WORK TO BE COMPLETED – Using the listing below, extract each line that has the word "this" in it.

··· DATA PROVIDED ···

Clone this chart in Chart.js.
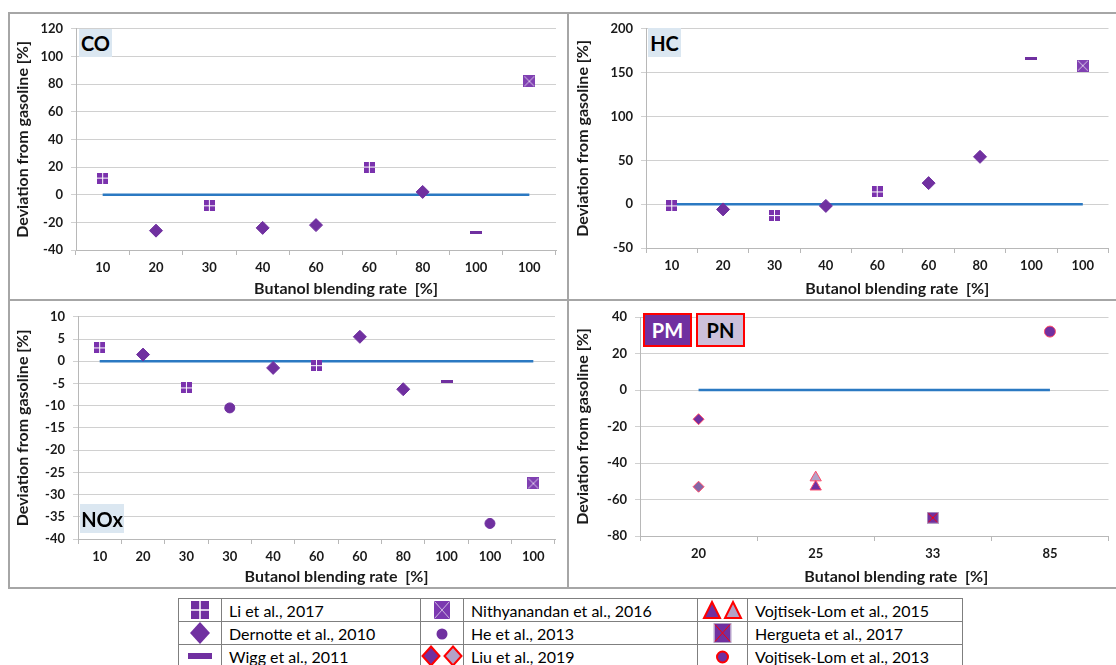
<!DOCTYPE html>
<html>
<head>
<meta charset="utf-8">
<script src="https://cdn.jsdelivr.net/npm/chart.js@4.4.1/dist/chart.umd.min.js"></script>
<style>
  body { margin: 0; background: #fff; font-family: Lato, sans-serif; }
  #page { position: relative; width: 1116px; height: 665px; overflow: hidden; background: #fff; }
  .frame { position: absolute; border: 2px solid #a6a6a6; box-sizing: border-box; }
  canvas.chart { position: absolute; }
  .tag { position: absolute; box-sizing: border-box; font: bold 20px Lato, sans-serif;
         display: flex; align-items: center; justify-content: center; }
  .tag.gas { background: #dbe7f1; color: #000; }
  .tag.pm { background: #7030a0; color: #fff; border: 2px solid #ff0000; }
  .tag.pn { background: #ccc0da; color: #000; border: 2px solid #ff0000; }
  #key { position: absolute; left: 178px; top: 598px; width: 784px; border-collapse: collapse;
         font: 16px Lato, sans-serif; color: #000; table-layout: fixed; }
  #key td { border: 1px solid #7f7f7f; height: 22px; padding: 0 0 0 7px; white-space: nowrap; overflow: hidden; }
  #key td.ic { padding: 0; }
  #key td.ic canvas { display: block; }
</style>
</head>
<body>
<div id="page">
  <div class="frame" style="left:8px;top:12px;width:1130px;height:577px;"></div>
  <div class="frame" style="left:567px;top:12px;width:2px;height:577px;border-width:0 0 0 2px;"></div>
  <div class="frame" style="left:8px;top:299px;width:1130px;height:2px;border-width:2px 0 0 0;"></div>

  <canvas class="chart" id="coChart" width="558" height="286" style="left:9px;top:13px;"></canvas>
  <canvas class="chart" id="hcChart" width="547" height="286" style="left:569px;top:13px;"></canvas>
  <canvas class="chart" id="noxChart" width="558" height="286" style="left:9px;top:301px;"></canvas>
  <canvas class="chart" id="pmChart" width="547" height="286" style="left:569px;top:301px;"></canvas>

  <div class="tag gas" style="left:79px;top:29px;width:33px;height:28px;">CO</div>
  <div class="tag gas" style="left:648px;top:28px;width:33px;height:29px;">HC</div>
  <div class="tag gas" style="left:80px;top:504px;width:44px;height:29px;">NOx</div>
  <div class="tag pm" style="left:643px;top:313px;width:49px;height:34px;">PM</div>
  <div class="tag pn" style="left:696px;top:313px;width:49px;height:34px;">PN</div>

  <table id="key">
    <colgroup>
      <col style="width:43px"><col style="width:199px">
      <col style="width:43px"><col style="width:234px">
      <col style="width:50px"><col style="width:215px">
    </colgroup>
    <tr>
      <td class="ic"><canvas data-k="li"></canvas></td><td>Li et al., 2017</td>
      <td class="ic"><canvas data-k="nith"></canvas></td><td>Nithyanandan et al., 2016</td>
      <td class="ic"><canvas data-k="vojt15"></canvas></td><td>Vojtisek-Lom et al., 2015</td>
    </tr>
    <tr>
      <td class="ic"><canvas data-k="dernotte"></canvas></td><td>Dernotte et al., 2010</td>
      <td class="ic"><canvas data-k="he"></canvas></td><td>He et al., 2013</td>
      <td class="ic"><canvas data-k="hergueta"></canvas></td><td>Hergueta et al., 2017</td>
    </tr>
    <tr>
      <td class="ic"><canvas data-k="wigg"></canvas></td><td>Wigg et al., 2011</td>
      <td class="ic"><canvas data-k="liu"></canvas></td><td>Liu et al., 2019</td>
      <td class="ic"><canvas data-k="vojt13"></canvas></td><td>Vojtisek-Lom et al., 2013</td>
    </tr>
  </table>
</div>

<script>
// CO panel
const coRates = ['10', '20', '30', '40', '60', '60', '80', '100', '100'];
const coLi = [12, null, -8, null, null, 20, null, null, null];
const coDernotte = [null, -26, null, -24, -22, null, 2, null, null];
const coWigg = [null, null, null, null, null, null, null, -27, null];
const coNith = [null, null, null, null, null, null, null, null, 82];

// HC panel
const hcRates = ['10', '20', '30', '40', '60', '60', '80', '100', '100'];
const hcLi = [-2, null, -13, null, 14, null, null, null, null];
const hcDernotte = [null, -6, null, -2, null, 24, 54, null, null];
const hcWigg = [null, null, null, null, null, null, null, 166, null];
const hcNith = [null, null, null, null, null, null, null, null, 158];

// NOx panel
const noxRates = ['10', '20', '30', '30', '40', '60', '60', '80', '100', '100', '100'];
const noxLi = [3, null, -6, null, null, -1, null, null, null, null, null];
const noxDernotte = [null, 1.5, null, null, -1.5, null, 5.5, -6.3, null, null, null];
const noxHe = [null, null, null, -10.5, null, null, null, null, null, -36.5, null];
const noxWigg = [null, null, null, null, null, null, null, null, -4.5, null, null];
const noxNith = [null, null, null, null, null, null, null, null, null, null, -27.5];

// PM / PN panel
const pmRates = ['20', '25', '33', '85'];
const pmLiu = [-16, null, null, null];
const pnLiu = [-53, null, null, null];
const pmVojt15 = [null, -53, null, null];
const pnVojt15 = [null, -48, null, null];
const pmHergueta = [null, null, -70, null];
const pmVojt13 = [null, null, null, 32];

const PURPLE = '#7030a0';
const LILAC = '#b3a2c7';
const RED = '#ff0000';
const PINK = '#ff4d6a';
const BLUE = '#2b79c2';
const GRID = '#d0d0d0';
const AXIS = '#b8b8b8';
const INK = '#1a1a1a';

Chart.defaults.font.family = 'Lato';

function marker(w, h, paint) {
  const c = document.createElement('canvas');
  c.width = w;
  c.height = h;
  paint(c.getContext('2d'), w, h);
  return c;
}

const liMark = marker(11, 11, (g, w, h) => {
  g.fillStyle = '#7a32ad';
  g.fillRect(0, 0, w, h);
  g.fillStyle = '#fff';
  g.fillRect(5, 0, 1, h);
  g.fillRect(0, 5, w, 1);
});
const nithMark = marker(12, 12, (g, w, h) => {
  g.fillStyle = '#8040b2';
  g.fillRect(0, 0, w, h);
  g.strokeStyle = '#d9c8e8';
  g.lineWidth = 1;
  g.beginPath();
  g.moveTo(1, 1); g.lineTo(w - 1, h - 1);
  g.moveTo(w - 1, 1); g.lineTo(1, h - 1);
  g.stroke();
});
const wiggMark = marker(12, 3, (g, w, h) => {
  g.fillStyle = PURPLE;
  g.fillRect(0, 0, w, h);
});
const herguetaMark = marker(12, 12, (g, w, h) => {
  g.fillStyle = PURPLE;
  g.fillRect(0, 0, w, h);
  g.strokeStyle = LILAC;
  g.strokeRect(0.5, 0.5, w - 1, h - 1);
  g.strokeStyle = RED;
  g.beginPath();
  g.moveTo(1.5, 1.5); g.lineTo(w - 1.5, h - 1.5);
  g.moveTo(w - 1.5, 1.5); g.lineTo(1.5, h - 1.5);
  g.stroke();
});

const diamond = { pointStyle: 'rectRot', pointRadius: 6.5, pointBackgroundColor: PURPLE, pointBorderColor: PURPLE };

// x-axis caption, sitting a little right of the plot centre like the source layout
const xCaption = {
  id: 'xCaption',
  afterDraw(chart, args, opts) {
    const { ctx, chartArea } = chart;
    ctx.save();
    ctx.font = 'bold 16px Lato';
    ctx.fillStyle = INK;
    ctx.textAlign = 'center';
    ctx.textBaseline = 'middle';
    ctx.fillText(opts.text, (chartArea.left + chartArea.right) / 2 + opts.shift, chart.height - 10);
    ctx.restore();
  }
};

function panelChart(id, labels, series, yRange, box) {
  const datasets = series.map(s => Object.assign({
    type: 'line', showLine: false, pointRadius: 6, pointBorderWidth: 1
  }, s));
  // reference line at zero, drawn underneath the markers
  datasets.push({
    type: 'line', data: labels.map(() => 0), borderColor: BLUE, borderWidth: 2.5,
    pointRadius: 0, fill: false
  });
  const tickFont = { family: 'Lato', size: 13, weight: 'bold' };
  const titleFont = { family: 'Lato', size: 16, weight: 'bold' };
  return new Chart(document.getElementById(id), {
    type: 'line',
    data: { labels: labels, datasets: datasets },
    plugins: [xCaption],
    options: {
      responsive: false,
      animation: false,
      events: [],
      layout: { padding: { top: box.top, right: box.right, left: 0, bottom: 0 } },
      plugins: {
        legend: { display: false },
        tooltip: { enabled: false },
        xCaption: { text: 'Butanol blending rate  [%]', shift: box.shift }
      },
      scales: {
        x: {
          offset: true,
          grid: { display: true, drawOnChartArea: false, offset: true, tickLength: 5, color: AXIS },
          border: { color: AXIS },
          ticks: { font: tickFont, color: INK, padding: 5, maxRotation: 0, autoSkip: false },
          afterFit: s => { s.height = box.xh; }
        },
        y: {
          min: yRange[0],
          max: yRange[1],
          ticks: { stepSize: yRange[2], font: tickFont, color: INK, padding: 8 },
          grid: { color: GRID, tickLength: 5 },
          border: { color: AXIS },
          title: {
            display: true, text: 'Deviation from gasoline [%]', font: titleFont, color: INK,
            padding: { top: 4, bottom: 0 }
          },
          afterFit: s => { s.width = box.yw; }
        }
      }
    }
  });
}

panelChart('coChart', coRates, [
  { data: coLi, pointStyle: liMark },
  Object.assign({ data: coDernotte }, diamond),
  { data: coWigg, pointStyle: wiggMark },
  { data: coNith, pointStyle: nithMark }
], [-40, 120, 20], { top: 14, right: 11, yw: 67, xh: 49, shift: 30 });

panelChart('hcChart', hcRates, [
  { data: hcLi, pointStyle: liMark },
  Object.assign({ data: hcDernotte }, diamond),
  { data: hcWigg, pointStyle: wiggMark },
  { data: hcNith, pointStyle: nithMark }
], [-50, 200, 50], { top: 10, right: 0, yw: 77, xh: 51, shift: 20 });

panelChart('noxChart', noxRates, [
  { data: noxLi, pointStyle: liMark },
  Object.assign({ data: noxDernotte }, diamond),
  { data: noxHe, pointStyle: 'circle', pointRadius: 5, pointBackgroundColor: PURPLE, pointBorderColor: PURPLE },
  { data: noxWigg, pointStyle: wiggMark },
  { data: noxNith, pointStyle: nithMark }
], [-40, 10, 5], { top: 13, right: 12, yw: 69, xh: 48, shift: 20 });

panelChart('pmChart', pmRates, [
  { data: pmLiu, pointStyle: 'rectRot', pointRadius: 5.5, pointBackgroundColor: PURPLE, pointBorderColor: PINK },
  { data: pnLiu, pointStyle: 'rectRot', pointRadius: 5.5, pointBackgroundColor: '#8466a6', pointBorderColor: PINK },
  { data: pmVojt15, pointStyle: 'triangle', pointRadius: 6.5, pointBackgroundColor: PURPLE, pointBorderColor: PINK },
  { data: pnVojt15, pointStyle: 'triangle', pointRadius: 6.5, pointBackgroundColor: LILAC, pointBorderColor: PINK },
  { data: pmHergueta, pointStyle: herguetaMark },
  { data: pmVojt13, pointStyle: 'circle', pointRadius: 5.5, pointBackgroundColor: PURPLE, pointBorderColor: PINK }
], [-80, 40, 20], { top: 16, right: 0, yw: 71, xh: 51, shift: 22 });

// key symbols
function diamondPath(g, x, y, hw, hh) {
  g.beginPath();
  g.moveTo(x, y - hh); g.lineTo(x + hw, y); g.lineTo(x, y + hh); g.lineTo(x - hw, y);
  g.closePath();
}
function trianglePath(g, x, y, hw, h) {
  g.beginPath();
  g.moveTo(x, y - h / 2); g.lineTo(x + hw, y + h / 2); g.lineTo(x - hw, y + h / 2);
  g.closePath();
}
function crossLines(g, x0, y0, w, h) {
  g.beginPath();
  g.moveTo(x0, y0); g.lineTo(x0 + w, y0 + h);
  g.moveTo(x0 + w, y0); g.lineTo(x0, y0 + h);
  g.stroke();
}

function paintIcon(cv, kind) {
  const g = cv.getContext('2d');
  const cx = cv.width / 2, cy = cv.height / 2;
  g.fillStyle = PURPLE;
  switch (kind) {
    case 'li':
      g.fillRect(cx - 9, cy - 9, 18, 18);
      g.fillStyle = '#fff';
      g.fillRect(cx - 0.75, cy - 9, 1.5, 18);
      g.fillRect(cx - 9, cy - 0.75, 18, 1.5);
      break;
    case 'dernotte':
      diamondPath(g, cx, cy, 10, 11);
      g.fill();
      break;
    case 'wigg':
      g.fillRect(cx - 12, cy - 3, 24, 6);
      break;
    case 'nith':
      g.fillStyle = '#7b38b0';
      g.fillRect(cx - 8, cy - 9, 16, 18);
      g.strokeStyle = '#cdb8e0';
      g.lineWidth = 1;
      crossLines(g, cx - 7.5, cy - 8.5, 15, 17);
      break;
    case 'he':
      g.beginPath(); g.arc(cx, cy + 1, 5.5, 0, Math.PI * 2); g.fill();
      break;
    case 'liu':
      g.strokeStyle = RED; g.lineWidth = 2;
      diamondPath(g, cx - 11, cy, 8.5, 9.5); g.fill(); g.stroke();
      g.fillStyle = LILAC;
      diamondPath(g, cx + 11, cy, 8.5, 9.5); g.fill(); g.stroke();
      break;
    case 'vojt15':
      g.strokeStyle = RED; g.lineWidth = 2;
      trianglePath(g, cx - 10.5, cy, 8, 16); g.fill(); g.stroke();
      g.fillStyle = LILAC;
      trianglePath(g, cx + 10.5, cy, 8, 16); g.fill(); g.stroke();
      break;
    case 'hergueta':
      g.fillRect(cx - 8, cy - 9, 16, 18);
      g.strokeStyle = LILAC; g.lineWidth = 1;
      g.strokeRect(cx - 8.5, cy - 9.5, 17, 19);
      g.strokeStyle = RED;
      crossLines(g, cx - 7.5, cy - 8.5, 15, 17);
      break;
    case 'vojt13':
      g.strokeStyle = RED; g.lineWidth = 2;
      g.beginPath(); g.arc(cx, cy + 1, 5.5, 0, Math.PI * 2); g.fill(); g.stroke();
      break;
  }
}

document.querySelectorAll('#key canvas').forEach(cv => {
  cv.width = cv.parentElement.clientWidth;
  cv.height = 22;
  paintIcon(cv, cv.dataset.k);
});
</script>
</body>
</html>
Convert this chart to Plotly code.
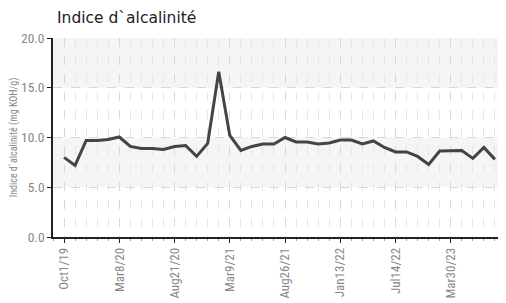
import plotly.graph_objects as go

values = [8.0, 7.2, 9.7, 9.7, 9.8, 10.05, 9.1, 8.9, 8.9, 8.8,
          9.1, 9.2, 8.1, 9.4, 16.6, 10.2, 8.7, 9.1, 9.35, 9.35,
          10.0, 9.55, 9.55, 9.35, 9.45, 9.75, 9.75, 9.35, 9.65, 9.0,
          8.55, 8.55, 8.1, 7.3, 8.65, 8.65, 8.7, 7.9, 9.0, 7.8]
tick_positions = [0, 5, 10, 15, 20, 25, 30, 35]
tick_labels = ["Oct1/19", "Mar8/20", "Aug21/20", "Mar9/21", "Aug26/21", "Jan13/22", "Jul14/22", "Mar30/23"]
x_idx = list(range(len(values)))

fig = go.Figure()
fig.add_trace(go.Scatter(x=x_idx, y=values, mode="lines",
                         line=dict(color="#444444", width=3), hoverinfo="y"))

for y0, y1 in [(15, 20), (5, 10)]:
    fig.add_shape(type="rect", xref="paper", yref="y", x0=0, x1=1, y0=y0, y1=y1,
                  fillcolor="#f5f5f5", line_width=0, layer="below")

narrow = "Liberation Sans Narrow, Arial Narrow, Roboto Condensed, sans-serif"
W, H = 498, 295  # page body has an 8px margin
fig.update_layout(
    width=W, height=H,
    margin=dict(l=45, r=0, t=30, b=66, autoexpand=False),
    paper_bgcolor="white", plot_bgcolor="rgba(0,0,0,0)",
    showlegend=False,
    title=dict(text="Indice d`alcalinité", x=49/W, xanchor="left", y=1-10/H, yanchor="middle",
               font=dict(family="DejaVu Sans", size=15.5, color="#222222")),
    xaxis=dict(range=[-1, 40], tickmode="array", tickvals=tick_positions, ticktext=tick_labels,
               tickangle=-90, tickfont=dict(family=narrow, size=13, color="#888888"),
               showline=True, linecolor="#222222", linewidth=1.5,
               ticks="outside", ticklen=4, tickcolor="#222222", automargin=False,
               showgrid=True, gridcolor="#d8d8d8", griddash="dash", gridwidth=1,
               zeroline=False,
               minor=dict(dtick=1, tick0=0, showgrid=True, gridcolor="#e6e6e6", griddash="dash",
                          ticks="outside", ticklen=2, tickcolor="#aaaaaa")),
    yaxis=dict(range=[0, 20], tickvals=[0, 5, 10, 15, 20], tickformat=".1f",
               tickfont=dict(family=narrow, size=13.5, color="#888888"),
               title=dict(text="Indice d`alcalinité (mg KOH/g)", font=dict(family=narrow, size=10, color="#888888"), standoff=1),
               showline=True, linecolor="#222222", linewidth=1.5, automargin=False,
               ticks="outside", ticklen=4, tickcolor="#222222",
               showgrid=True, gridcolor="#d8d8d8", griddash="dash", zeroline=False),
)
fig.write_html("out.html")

···

THE OUTPUT –
Clone this chart in Chart.js.
Convert this chart to Plotly code.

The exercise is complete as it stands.